## begin Data records
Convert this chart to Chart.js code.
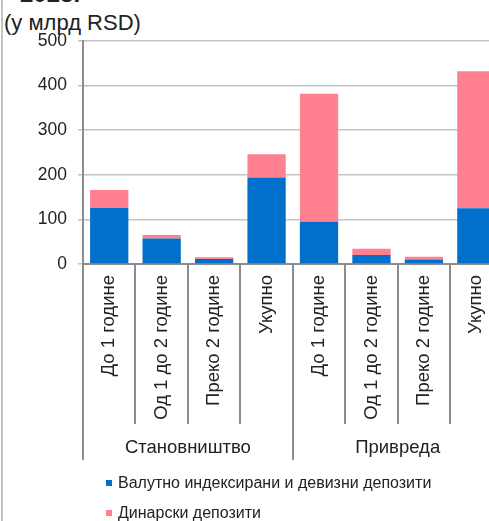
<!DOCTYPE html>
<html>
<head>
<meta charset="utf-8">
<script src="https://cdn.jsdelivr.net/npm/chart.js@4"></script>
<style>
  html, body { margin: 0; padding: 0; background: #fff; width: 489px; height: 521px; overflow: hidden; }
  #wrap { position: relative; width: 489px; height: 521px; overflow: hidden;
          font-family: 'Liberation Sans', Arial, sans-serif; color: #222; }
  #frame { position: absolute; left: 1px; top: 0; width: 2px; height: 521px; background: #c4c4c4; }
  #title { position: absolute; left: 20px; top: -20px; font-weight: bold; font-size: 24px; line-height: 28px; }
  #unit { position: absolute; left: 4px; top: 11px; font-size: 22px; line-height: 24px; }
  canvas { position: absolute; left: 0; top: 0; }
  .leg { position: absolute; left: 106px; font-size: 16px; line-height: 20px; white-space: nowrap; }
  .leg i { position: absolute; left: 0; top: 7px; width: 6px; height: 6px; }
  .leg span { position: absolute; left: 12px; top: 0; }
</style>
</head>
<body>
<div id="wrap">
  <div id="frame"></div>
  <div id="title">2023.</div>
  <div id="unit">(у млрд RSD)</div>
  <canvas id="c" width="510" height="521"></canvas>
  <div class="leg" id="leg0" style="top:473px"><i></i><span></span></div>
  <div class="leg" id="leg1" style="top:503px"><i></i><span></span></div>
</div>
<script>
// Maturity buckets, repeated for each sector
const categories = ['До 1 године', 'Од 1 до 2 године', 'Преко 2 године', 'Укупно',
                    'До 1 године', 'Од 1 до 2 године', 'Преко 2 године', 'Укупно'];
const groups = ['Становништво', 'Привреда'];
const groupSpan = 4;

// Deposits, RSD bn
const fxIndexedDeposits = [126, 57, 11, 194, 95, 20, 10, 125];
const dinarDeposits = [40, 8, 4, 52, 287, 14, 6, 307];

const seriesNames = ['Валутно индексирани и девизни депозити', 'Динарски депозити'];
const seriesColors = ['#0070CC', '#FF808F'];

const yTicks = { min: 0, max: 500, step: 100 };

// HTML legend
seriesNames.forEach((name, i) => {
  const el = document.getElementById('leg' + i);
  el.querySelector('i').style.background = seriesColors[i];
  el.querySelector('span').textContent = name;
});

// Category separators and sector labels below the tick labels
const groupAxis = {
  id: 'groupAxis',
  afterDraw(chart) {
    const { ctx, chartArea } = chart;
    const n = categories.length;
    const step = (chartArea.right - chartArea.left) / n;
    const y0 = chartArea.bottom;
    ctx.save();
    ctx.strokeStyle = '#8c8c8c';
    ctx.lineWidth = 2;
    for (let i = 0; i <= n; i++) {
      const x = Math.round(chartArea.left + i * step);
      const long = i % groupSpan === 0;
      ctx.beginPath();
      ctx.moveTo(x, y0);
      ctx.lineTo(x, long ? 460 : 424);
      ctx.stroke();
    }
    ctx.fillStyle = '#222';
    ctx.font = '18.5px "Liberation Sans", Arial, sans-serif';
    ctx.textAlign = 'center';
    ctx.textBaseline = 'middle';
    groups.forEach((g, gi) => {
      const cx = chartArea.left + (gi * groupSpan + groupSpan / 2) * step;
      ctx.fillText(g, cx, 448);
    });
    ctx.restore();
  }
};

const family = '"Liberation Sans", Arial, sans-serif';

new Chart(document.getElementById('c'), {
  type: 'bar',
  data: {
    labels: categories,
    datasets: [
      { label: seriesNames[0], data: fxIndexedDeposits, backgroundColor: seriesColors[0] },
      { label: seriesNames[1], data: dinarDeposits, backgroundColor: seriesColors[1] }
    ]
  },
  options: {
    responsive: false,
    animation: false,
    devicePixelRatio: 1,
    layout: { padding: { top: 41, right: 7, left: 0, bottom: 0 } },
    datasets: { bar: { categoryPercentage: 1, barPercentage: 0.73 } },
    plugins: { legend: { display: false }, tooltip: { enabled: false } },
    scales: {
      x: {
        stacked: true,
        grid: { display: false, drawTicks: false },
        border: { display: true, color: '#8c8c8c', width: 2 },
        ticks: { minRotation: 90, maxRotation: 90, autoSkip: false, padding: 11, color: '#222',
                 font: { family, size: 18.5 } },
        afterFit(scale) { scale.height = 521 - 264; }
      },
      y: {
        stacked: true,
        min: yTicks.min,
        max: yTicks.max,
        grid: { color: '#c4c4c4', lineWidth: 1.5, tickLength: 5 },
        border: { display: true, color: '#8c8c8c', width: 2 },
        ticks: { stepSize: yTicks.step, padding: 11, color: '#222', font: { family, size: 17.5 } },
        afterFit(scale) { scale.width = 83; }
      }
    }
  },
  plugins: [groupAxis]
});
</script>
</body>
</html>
## end Data records
## begin Data records
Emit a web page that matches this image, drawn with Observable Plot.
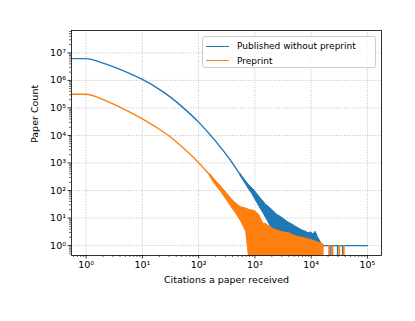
## end Data records
## begin Data records
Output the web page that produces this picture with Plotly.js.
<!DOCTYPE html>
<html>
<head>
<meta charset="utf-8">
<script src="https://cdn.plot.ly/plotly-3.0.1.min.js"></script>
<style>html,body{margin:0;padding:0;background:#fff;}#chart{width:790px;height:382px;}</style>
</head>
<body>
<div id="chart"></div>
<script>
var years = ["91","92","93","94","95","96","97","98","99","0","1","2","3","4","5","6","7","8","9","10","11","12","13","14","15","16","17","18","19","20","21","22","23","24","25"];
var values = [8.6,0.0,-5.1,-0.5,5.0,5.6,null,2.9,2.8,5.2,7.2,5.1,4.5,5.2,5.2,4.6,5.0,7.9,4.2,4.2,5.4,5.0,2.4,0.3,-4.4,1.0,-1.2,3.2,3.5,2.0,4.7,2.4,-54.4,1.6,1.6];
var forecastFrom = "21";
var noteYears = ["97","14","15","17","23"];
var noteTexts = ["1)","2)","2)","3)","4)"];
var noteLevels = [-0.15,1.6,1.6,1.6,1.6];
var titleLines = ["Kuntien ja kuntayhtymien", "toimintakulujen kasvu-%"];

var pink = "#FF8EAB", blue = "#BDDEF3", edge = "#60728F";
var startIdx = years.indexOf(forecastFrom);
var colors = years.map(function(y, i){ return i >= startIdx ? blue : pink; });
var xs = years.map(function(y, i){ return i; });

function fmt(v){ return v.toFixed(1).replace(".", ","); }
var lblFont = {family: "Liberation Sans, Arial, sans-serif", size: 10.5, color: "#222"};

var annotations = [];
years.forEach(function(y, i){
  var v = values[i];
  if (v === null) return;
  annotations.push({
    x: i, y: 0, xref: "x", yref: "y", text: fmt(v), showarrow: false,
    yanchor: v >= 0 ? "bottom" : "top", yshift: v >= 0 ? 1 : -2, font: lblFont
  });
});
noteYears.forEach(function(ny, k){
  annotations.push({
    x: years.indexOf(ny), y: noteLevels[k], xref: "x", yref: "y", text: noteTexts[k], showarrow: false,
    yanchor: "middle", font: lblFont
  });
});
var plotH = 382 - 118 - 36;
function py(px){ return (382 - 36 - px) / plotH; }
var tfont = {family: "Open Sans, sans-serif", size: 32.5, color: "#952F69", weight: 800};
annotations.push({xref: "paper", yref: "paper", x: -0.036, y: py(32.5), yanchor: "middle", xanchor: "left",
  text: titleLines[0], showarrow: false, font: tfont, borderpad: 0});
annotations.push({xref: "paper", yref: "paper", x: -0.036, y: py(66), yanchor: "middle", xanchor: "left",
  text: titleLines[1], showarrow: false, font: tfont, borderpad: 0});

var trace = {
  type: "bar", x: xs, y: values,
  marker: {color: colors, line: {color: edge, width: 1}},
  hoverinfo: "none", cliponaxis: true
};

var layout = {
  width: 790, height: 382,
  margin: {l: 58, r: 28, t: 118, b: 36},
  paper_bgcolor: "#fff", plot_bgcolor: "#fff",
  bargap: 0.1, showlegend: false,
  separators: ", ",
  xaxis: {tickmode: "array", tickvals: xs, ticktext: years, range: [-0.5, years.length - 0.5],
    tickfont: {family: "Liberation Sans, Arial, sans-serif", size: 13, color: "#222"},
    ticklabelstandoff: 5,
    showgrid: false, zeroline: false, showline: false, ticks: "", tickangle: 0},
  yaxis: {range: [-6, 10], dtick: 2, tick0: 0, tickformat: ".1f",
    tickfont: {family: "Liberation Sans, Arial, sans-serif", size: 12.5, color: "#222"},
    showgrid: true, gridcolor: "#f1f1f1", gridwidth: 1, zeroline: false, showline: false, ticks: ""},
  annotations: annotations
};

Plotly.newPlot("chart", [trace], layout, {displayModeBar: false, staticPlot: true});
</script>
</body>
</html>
## end Data records
Only the lines between the one with "Convert this chart to Chart.js code." and the one with "const groupSpan = 4;", those two included, get copied from the material above. Keep it exact and free of pictures.

Convert this chart to Chart.js code.
<!DOCTYPE html>
<html>
<head>
<meta charset="utf-8">
<script src="https://cdn.jsdelivr.net/npm/chart.js@4"></script>
<style>
  html, body { margin: 0; padding: 0; background: #fff; width: 489px; height: 521px; overflow: hidden; }
  #wrap { position: relative; width: 489px; height: 521px; overflow: hidden;
          font-family: 'Liberation Sans', Arial, sans-serif; color: #222; }
  #frame { position: absolute; left: 1px; top: 0; width: 2px; height: 521px; background: #c4c4c4; }
  #title { position: absolute; left: 20px; top: -20px; font-weight: bold; font-size: 24px; line-height: 28px; }
  #unit { position: absolute; left: 4px; top: 11px; font-size: 22px; line-height: 24px; }
  canvas { position: absolute; left: 0; top: 0; }
  .leg { position: absolute; left: 106px; font-size: 16px; line-height: 20px; white-space: nowrap; }
  .leg i { position: absolute; left: 0; top: 7px; width: 6px; height: 6px; }
  .leg span { position: absolute; left: 12px; top: 0; }
</style>
</head>
<body>
<div id="wrap">
  <div id="frame"></div>
  <div id="title">2023.</div>
  <div id="unit">(у млрд RSD)</div>
  <canvas id="c" width="510" height="521"></canvas>
  <div class="leg" id="leg0" style="top:473px"><i></i><span></span></div>
  <div class="leg" id="leg1" style="top:503px"><i></i><span></span></div>
</div>
<script>
// Maturity buckets, repeated for each sector
const categories = ['До 1 године', 'Од 1 до 2 године', 'Преко 2 године', 'Укупно',
                    'До 1 године', 'Од 1 до 2 године', 'Преко 2 године', 'Укупно'];
const groups = ['Становништво', 'Привреда'];
const groupSpan = 4;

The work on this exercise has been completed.